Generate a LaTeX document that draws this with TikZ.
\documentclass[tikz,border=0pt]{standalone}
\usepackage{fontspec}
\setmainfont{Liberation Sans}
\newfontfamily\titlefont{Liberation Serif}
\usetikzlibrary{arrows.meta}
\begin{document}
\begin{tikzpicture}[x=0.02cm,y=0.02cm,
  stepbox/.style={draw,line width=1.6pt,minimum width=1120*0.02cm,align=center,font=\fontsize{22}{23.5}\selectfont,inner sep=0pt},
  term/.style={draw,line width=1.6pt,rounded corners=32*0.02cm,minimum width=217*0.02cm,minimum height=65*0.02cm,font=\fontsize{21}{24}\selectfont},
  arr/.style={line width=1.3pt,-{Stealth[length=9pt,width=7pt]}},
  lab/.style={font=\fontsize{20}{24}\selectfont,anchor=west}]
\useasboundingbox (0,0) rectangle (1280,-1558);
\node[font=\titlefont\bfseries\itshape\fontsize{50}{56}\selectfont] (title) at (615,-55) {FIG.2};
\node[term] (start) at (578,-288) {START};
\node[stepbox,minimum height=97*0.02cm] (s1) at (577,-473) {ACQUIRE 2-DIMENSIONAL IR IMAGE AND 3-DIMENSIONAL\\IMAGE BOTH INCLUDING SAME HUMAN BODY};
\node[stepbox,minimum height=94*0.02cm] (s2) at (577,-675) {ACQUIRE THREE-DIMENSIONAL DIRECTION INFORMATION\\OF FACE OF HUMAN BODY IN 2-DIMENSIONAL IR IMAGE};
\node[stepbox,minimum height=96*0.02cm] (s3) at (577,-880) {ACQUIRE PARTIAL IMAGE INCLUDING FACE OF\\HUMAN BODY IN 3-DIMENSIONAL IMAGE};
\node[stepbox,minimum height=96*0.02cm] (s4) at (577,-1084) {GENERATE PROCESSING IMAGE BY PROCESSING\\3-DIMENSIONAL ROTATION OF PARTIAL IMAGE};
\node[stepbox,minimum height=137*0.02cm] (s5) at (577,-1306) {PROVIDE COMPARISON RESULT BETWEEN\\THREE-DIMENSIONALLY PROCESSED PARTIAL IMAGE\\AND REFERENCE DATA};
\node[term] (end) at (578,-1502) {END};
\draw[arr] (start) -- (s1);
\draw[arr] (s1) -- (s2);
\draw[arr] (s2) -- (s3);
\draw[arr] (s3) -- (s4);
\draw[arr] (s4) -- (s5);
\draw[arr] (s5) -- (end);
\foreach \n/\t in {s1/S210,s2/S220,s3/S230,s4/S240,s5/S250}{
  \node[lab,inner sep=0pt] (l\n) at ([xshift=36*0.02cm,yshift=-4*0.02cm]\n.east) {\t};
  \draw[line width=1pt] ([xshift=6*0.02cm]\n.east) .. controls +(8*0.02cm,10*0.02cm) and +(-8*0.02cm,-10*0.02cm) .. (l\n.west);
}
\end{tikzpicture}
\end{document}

_ _ _

* _PROBLEM DESCRIPTION_
Transcribe the whole listing with nothing added or left out.

* _RESPONSE_
Generate a LaTeX document that draws this with TikZ.
\documentclass[tikz,border=0pt]{standalone}
\usepackage{fontspec}
\setmainfont{Liberation Sans}
\newfontfamily\titlefont{Liberation Serif}
\usetikzlibrary{arrows.meta}
\begin{document}
\begin{tikzpicture}[x=0.02cm,y=0.02cm,
  stepbox/.style={draw,line width=1.6pt,minimum width=1120*0.02cm,align=center,font=\fontsize{22}{23.5}\selectfont,inner sep=0pt},
  term/.style={draw,line width=1.6pt,rounded corners=32*0.02cm,minimum width=217*0.02cm,minimum height=65*0.02cm,font=\fontsize{21}{24}\selectfont},
  arr/.style={line width=1.3pt,-{Stealth[length=9pt,width=7pt]}},
  lab/.style={font=\fontsize{20}{24}\selectfont,anchor=west}]
\useasboundingbox (0,0) rectangle (1280,-1558);
\node[font=\titlefont\bfseries\itshape\fontsize{50}{56}\selectfont] (title) at (615,-55) {FIG.2};
\node[term] (start) at (578,-288) {START};
\node[stepbox,minimum height=97*0.02cm] (s1) at (577,-473) {ACQUIRE 2-DIMENSIONAL IR IMAGE AND 3-DIMENSIONAL\\IMAGE BOTH INCLUDING SAME HUMAN BODY};
\node[stepbox,minimum height=94*0.02cm] (s2) at (577,-675) {ACQUIRE THREE-DIMENSIONAL DIRECTION INFORMATION\\OF FACE OF HUMAN BODY IN 2-DIMENSIONAL IR IMAGE};
\node[stepbox,minimum height=96*0.02cm] (s3) at (577,-880) {ACQUIRE PARTIAL IMAGE INCLUDING FACE OF\\HUMAN BODY IN 3-DIMENSIONAL IMAGE};
\node[stepbox,minimum height=96*0.02cm] (s4) at (577,-1084) {GENERATE PROCESSING IMAGE BY PROCESSING\\3-DIMENSIONAL ROTATION OF PARTIAL IMAGE};
\node[stepbox,minimum height=137*0.02cm] (s5) at (577,-1306) {PROVIDE COMPARISON RESULT BETWEEN\\THREE-DIMENSIONALLY PROCESSED PARTIAL IMAGE\\AND REFERENCE DATA};
\node[term] (end) at (578,-1502) {END};
\draw[arr] (start) -- (s1);
\draw[arr] (s1) -- (s2);
\draw[arr] (s2) -- (s3);
\draw[arr] (s3) -- (s4);
\draw[arr] (s4) -- (s5);
\draw[arr] (s5) -- (end);
\foreach \n/\t in {s1/S210,s2/S220,s3/S230,s4/S240,s5/S250}{
  \node[lab,inner sep=0pt] (l\n) at ([xshift=36*0.02cm,yshift=-4*0.02cm]\n.east) {\t};
  \draw[line width=1pt] ([xshift=6*0.02cm]\n.east) .. controls +(8*0.02cm,10*0.02cm) and +(-8*0.02cm,-10*0.02cm) .. (l\n.west);
}
\end{tikzpicture}
\end{document}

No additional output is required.